## [REQUIRED TASK]
From the listing below, tally the lines that include "image". Return only the total.
## begin GIVEN INFORMATION
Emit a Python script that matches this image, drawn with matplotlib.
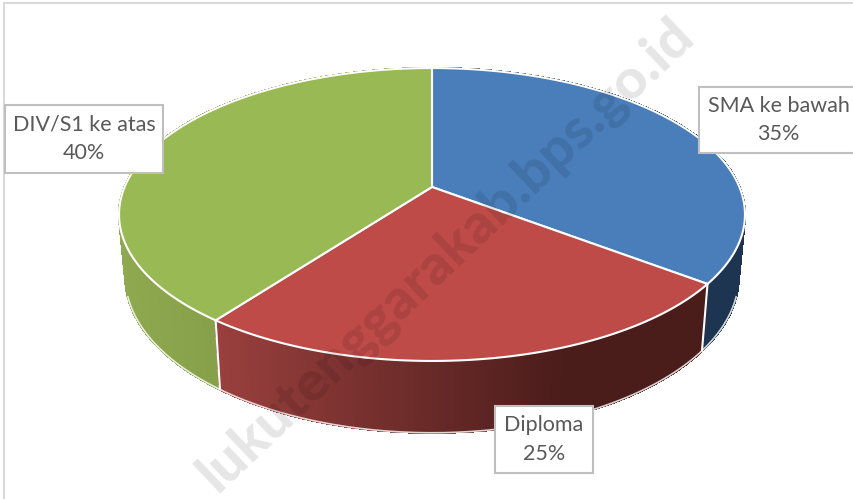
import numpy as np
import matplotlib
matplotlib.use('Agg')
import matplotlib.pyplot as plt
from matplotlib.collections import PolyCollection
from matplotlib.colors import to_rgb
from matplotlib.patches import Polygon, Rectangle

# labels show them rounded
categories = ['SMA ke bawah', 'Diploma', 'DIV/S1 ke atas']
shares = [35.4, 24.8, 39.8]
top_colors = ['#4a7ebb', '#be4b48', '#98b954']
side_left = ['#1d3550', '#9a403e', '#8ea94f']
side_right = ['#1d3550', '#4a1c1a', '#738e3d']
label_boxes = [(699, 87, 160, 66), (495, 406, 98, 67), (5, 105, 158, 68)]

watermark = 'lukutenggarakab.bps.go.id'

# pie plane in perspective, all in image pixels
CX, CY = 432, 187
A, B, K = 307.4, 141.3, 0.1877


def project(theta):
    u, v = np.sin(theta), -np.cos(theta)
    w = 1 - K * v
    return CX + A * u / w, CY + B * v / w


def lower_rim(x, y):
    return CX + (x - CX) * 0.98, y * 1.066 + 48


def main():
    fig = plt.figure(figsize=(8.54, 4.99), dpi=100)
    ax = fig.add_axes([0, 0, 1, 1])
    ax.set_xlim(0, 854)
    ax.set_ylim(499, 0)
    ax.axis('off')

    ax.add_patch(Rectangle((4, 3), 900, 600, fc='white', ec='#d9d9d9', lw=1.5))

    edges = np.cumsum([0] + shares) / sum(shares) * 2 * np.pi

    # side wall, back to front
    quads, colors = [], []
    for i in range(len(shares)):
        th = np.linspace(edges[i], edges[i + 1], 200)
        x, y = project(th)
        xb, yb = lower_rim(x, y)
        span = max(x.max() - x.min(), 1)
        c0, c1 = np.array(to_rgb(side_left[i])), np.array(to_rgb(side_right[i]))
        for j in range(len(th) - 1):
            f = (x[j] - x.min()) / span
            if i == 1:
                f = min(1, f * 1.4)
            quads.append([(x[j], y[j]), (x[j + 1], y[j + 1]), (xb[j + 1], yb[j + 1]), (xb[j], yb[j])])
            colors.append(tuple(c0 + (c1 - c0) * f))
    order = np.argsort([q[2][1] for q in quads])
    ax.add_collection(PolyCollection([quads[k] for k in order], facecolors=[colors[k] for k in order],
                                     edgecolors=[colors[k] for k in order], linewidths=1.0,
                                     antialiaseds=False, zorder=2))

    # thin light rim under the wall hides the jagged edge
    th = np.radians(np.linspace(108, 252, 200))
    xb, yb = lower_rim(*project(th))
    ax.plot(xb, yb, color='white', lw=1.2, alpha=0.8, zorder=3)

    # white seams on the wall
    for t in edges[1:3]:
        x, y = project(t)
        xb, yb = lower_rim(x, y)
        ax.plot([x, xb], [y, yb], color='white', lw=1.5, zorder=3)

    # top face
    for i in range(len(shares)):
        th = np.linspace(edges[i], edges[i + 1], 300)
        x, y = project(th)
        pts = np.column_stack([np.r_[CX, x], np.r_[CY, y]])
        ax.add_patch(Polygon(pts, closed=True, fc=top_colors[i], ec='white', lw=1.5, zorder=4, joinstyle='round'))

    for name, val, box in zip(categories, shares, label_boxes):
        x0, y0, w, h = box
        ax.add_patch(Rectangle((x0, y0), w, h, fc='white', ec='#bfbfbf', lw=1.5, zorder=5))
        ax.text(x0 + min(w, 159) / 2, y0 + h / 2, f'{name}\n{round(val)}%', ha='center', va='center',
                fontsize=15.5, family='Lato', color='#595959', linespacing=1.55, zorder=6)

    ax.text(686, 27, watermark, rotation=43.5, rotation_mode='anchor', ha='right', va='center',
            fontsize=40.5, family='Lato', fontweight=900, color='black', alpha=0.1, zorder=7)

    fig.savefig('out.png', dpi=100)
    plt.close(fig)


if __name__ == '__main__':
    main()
## end GIVEN INFORMATION
## [ANSWER FOR THIS EXERCISE]
2